Overall, any question of what is or isn’t right is in a sort of limbo because there isn’t really any universal precedent. Countries like the UK, where terrorism has been a hobby for teens for the last century, not to mention the IRA, might have some sort of special legal basis for terrorists and how to deal with them, but the international world and the US don’t really. We’re just making it up as we go. Any mildly related law which can be applied can be met, by the Federal government, with the argument that they have their job to do and due to the way that terrorists operate, there simply isn’t any feasible way to do otherwise.

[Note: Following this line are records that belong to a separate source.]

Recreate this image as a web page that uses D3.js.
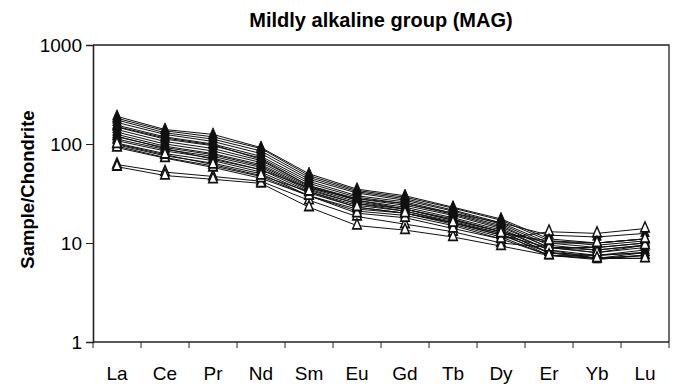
<!DOCTYPE html>
<html>
<head>
<meta charset="utf-8">
<script src="https://cdn.jsdelivr.net/npm/d3@7"></script>
<style>
    body { margin: 0; background: #fff; }
    svg text { font-family: "Liberation Sans", Arial, sans-serif; fill: #000; }
</style>
</head>
<body>
<div id="chart"></div>
<script>
// REE elements, chondrite normalised
const elements = ["La", "Ce", "Pr", "Nd", "Sm", "Eu", "Gd", "Tb", "Dy", "Er", "Yb", "Lu"];

const y_ticks = [1, 10, 100, 1000];

// samples drawn with filled triangles
const filled_samples = [
    [190, 140, 125, 92, 50, 35, 30, 23, 17.5, 11, 10, 11],
    [182, 136, 118, 90, 48, 34, 29, 22.5, 17, 10.5, 9.5, 10.5],
    [175, 130, 112, 85, 46, 33, 28, 21.5, 16, 10, 9, 10],
    [165, 125, 106, 80, 44, 32, 27, 21, 15.5, 9.5, 8.5, 9.5],
    [155, 118, 100, 75, 42, 30, 26, 20, 15, 9, 8, 9],
    [148, 112, 96, 72, 40, 29, 25, 19.5, 14.5, 9, 8.5, 9.5],
    [140, 106, 90, 68, 38, 28, 24, 19, 14, 8.5, 7.5, 8.5],
    [132, 100, 85, 65, 37, 27, 23, 18, 13.5, 8.5, 7, 8],
    [125, 95, 80, 62, 36, 26, 22, 17.5, 13, 8, 7.5, 8],
    [118, 92, 78, 60, 35, 25, 22, 17, 13, 8, 7, 7.5],
    [112, 88, 75, 58, 34, 25, 21, 16.5, 12.5, 7.5, 6.8, 7.5],
    [108, 85, 72, 55, 33, 24, 21, 16, 12, 9, 9, 10],
    [102, 80, 68, 52, 32, 23, 20, 16, 12, 8, 7, 7.5],
    [98, 76, 64, 50, 30, 22, 20, 15.5, 11.5, 7.5, 7, 7],
    [95, 73, 60, 47, 30, 21, 19, 15, 11, 7.5, 7.5, 8],
    [150, 115, 98, 70, 38, 27, 22, 17, 13, 10, 10, 11],
    [120, 90, 70, 55, 36, 28, 25, 20, 16, 12, 11.5, 12.5]
];

// samples drawn with open triangles
const open_samples = [
    [62, 52, 47, 42, 27, 18.5, 15.5, 13, 10, 9, 8, 9.5],
    [59, 48, 44, 40, 23, 15, 13.5, 11.5, 9.3, 7.5, 7, 7],
    [92, 72, 58, 45, 30, 20, 18, 14, 11, 13, 12.5, 14],
    [100, 78, 62, 48, 33, 23, 20, 16, 12.5, 10.5, 10, 11]
];

const margin = {top: 45, right: 8, bottom: 43, left: 93};
const full_width = 677;
const full_height = 385;
const width = full_width - margin.left - margin.right;
const height = full_height - margin.top - margin.bottom;

const svg = d3.select("#chart")
    .append("svg")
    .attr("width", full_width)
    .attr("height", full_height);

const g = svg.append("g")
    .attr("transform", "translate(" + margin.left + "," + margin.top + ")");

const x_scale = d3.scaleBand()
    .domain(elements)
    .range([0, width]);

const y_scale = d3.scaleLog()
    .domain([1, 1000])
    .range([height, 0]);

// frame (top + right)
g.append("path")
    .attr("d", "M0,0H" + width + "V" + height)
    .attr("fill", "none")
    .attr("stroke", "#222")
    .attr("stroke-width", 1.3);

// x axis, ticks on band edges
const x_axis = g.append("g")
    .attr("transform", "translate(0," + height + ")");
x_axis.append("line")
    .attr("x1", 0).attr("x2", width)
    .attr("stroke", "#222").attr("stroke-width", 1.3);
x_axis.selectAll(".edge")
    .data(d3.range(elements.length + 1))
    .enter()
    .append("line")
    .attr("class", "edge")
    .attr("x1", i => i * x_scale.bandwidth())
    .attr("x2", i => i * x_scale.bandwidth())
    .attr("y1", 0).attr("y2", 6)
    .attr("stroke", "#222");
x_axis.selectAll(".lab")
    .data(elements)
    .enter()
    .append("text")
    .attr("class", "lab")
    .attr("x", d => x_scale(d) + x_scale.bandwidth() / 2)
    .attr("y", 38)
    .attr("text-anchor", "middle")
    .style("font-size", "19px")
    .text(d => d);

// y axis
const y_axis = g.append("g")
    .call(d3.axisLeft(y_scale)
        .tickValues(y_ticks)
        .tickFormat(d3.format("d"))
        .tickSizeOuter(0)
        .tickSize(7)
        .tickPadding(4))
    .call(a => a.select(".domain").attr("stroke", "#222").attr("stroke-width", 1.6))
    .call(a => a.selectAll(".tick line").attr("stroke", "#222"))
    .call(a => a.selectAll(".tick text")
        .style("font-size", "19px")
        .attr("font-family", null));

svg.append("text")
    .attr("transform", "translate(34," + (margin.top + height / 2 - 4) + ") rotate(-90)")
    .attr("text-anchor", "middle")
    .style("font-size", "18.5px")
    .style("font-weight", "bold")
    .text("Sample/Chondrite");

svg.append("text")
    .attr("x", margin.left + width / 2)
    .attr("y", 27)
    .attr("text-anchor", "middle")
    .style("font-size", "20px")
    .style("font-weight", "bold")
    .text("Mildly alkaline group (MAG)");

// data lines and markers
const line = d3.line()
    .x((d, i) => x_scale(elements[i]) + x_scale.bandwidth() / 2)
    .y(d => y_scale(d));

const triangle = d3.symbol().type(d3.symbolTriangle).size(40);

function drawSamples(samples, open) {
    const grp = g.append("g");
    samples.forEach(function (s) {
        grp.append("path")
            .attr("d", line(s))
            .attr("fill", "none")
            .attr("stroke", "#111")
            .attr("stroke-width", 1);
    });
    samples.forEach(function (s) {
        grp.selectAll(null)
            .data(s)
            .enter()
            .append("path")
            .attr("d", triangle)
            .attr("transform", (d, i) => "translate(" + (x_scale(elements[i]) + x_scale.bandwidth() / 2) + "," + y_scale(d) + ") scale(0.9,1.2)")
            .attr("fill", open ? "#fff" : "#111")
            .attr("stroke", "#111")
            .attr("stroke-width", open ? 1.5 : 0.8);
    });
}

drawSamples(filled_samples, false);
drawSamples(open_samples, true);
</script>
</body>
</html>
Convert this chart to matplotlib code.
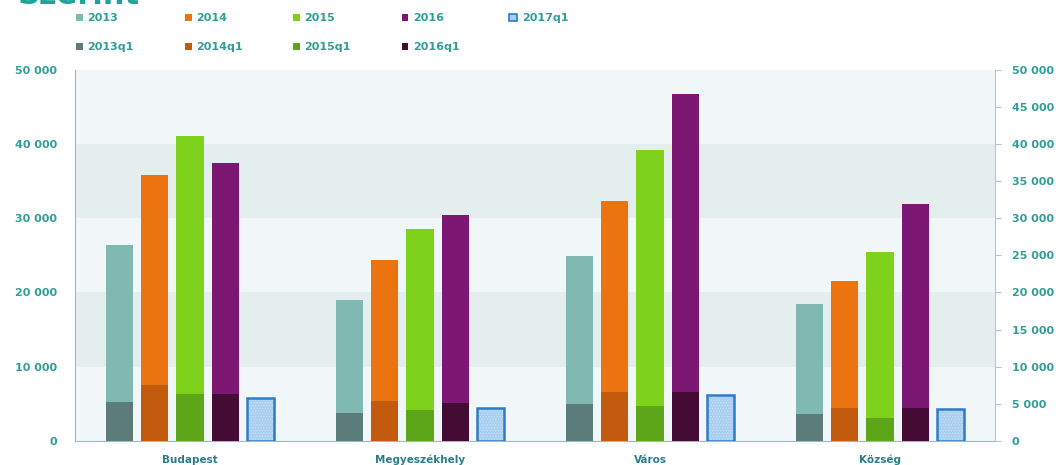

In general, the Supreme Court allows such a reasoning to pass – that if the government is duty bound to do something, and there’s only one way to do it, then other considerations go away. As example, I’m entitled to live my own life as I wish. But the government is required to protect the land, so if they need soldiers, they can pull me in and make me a soldier because protecting the land takes precedence over my right to choose my life.
Whether the World Court would follow the same line of reasoning, I can’t say.
In either case, you could make the argument that killing the enemy isn’t necessary. They could just arrest them. But then, you could make that argument for any war. But certainly you can make the argument that when it comes to terrorism, where exactly are you supposed to consider to be “the battlefield”? If the NSA was planning to hack into Russia’s computers and tell all their nukes to self destruct, Russia would consider itself to have full right to bomb the hell out of the NSA campus, despite that the NSA building is probably just a few buildings full of cubicles and computers – no different from Microsoft or Amazon – and despite that none of the workers are dressed in military uniforms. Modern warfare, where you bomb factories and use computer viruses, invalidates the whole idea of a battlefield. The new definition is that anything which can be called a war target is its own battlefield.